在马克思眼里,过去不是一个影子,而是一个积极、能动、具有严密结构的现实,残余不是幻象,而是现实的存在。因此面对这些残余也就只能从现实出发。
“人们自己创造自己的历史,但是他们并不是随心所欲地创造,并不是在他们自己选定的条件下创造,而是在直接碰到的、既定的、从过去承继下来的条件下创造。一切已死的先辈的传统,像梦魇一样纠缠着活人的头脑。”——《路易波拿巴的雾月十八日》
怎么从现实出发呢?只有从社会的任何矛盾和构成成分都由多元决定这一观点出发。要意识到:1、社会经济结构的革命不能一下子就改变上层建筑和意识形态(上层建筑具有相当大的稳固性);2、由革命所产生的新社会,通过其新的上层建筑形式或特殊环境,可促使旧因素保持下去或死而复生(这条直指斯大林,或也可用来理解共和国史)。

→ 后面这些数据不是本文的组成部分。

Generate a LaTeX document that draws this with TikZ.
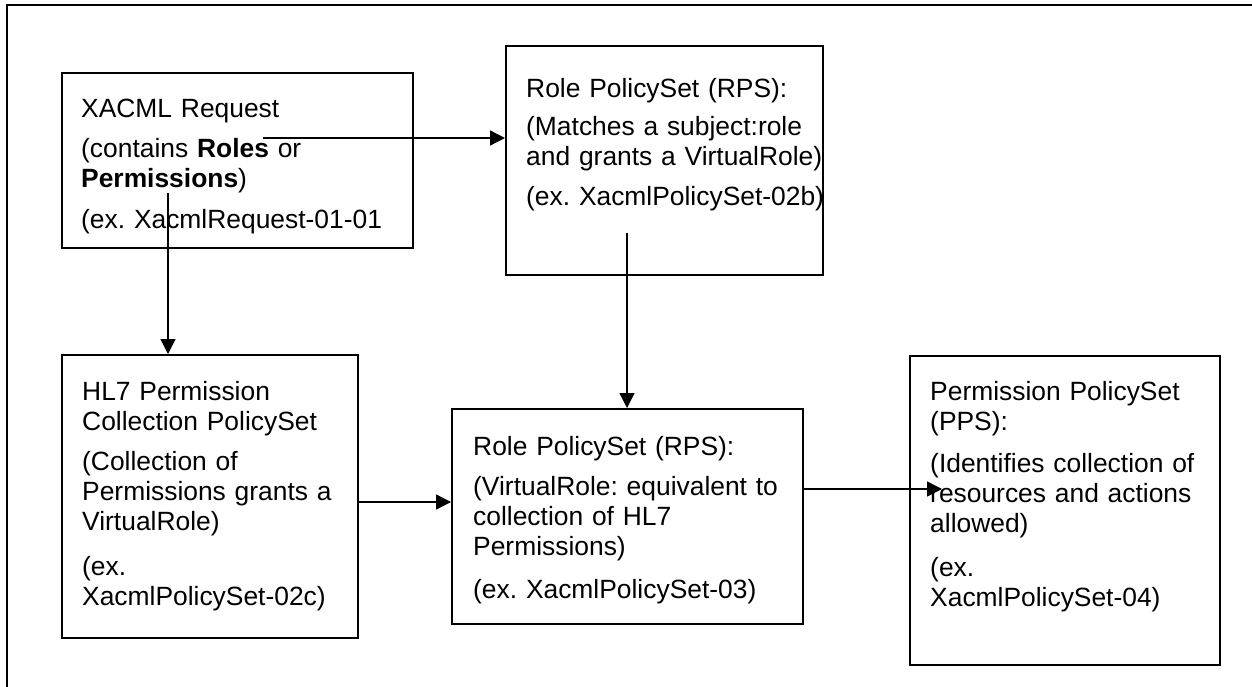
\documentclass[tikz,border=0pt]{standalone}
\usepackage{fontspec}
\setmainfont{Liberation Sans}
\usetikzlibrary{arrows.meta}
\frenchspacing
\begin{document}
\begin{tikzpicture}[x=1pt,y=-1pt,
  box/.style={draw=black,line width=2pt,rectangle,inner sep=0pt,anchor=north west},
  txt/.style={inner sep=0pt,anchor=base west,align=left,text width=420pt,font=\fontsize{26.4}{30.2}\selectfont},
  arr/.style={draw=black,line width=1.4pt,-{Triangle[length=15pt,width=15pt]}},
  frame/.style={draw=black,line width=2.2pt}]
\useasboundingbox (0,0) rectangle (1252,687);
\draw[frame] (7,687) -- (7,5) -- (1252,5);
% boxes
\node[box,minimum width=351pt,minimum height=175pt] (b1) at (61,72) {};
\node[box,minimum width=317pt,minimum height=229pt] (b2) at (505,45) {};
\node[box,minimum width=296pt,minimum height=283pt] (b3) at (61,354) {};
\node[box,minimum width=351pt,minimum height=215pt] (b4) at (451,408) {};
\node[box,minimum width=310pt,minimum height=309pt] (b5) at (909,355) {};
% texts
\node[txt] (t1) at (81,118) {XACML Request\\[9pt](contains \textbf{Roles} or\\\textbf{Permissions})\\[11pt](ex. XacmlRequest-01-01};
\node[txt] (t2) at (526,98) {Role PolicySet (RPS):\\[7pt](Matches a subject:role\\and grants a VirtualRole)\\[10pt](ex. XacmlPolicySet-02b)};
\node[txt] (t3) at (82,400) {HL7 Permission\\Collection PolicySet\\[10pt](Collection of\\Permissions grants a\\VirtualRole)\\[14pt](ex.\\XacmlPolicySet-02c)};
\node[txt] (t4) at (473,455) {Role PolicySet (RPS):\\[10pt](VirtualRole: equivalent to\\collection of HL7\\Permissions)\\[13pt](ex. XacmlPolicySet-03)};
\node[txt] (t5) at (930,400) {Permission PolicySet\\(PPS):\\[12pt](Identifies collection of\\resources and actions\\allowed)\\[13pt](ex.\\XacmlPolicySet-04)};
% connectors
\coordinate (s1) at (263,138);
\draw[arr] (s1) -- (s1 -| b2.west);
\coordinate (s2) at (168,193);
\draw[arr] (s2) -- (s2 |- b3.north);
\coordinate (s3) at (627,233);
\draw[arr] (s3) -- (s3 |- b4.north);
\coordinate (y4) at (0,502);
\draw[arr] (b3.east |- y4) -- (b4.west |- y4);
\coordinate (e5) at (942,489);
\draw[arr] (e5 -| b4.east) -- (e5);
\end{tikzpicture}
\end{document}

完全能够想象为什么在十月革命完成后依然会有骇人听闻的清党和专制,不是说十月革命是反马克思的,而是说马克思意义上的革命之后依然会有这样的专制的现实,这是所谓的矛盾与多元决定。
回到贯穿全文的一个问题:今天的马克思主义(理论研究)者该怎么做?
1、对马克思主义的概念及其含义和论证具有准确的认识,对马克思主义概念的特点,以及对这些概念与它们的幻影的区别进行精细的研究并得出精确的认识;
2、具体地、主要地讲,就是澄清马克思思想中的黑格尔因素,或对黑格尔进行马克思主义的解释。